_Exercise directions_
Return every line of the data below that includes the string "this".

_Data segment_
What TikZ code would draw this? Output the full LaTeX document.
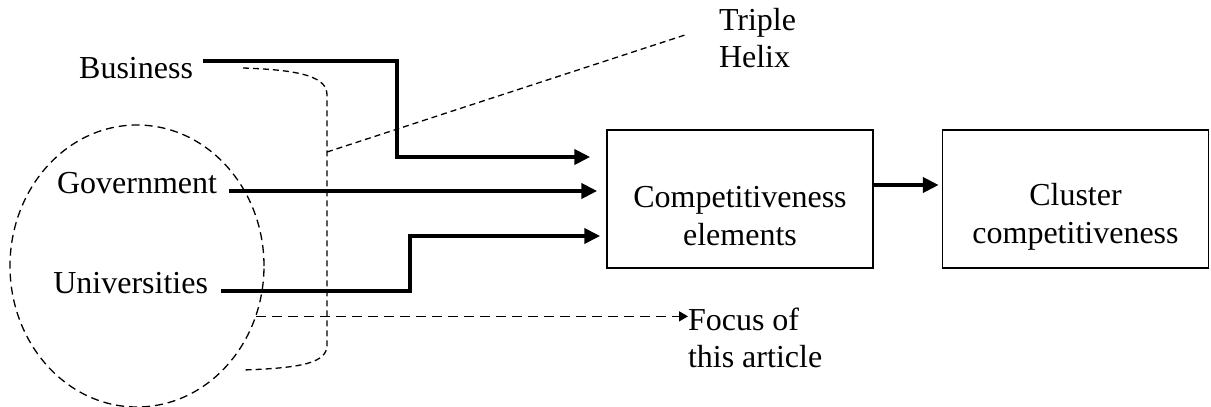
\documentclass[tikz,border=0pt]{standalone}
\usepackage{fontspec}
\setmainfont{Liberation Serif}
\usetikzlibrary{arrows.meta,shapes.geometric}
\begin{document}
\begin{tikzpicture}[x=0.5pt,y=-0.5pt,
  lbl/.style={inner sep=0pt, outer sep=0pt, font=\fontsize{16}{18.5}\selectfont},
  box/.style={draw, line width=0.75pt, minimum width=133pt, minimum height=69pt,
    inner sep=0pt},
  boxtext/.style={align=center, inner sep=0pt, font=\fontsize{16}{19}\selectfont},
  flow/.style={line width=2pt, -{Triangle[length=8pt,width=7.5pt]}},
  helix/.style={line width=0.65pt, dash pattern=on 3pt off 2pt},
  group/.style={ellipse, draw, line width=0.65pt, dash pattern=on 4pt off 2.5pt,
    minimum width=127pt, minimum height=141pt, inner sep=0pt, outer sep=0pt},
  focusline/.style={line width=0.75pt, dash pattern=on 5pt off 3pt,
    -{Triangle[length=4.5pt,width=5pt]}}
]
\useasboundingbox (0,0) rectangle (1211,407);

% actors
\node[lbl, anchor=base east] (bus) at (193,78) {Business};
\node[lbl, anchor=base east] (gov) at (217,193) {Government};
\node[lbl, anchor=base east] (uni) at (208,293) {Universities};

% outcome boxes, with their texts set a little below centre
\node[box] (b1) at (740,199) {};
\node[box] (b2) at (1075.5,199) {};
\node[boxtext, anchor=base] (b1t) at (740,245) {Competitiveness\\elements};
\node[boxtext, anchor=base] (b2t) at (1075.5,243) {Cluster\\competitiveness};

% annotations (base = baseline of the last line)
\node[lbl, anchor=base west, align=left] (th) at (719,68) {Triple\\Helix};
\node[lbl, anchor=base west, align=left] (focus) at (688,367) {Focus of\\this article};

% university circle
\node[group] (grp) at (137,266) {};

% helix bracket
\coordinate (bt) at (243,68);
\coordinate (bb) at (243,370);
\coordinate (hx) at (327,152);
\draw[helix] (bt) .. controls (305,70) and (327,78) .. (327,95)
  -- (327,345) .. controls (327,362) and (305,368) .. (bb);
\draw[helix] (hx) -- (688,34);

% flows into the competitiveness elements
\coordinate (bus0) at (203,61);
\coordinate (gov0) at (229,191);
\coordinate (uni0) at (221,291);
\draw[flow] (bus0) -- (397,61) -- (397,157) -- ([xshift=-8pt]b1.west |- 0,157);
\draw[flow] (gov0) -- ([xshift=-4.5pt]b1.west |- 0,191);
\draw[flow] (uni0) -- (410,291) -- (410,236) -- ([xshift=-3pt]b1.west |- 0,236);
\draw[flow] ([yshift=7pt]b1.east) -- ([yshift=7pt,xshift=-1.5pt]b2.west);

% focus arrow
\draw[focusline] (grp.-23) -- (grp.-23 -| focus.west);
\end{tikzpicture}
\end{document}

_Response to the exercise_
What TikZ code would draw this? Output the full LaTeX document.
\node[lbl, anchor=base west, align=left] (focus) at (688,367) {Focus of\\this article};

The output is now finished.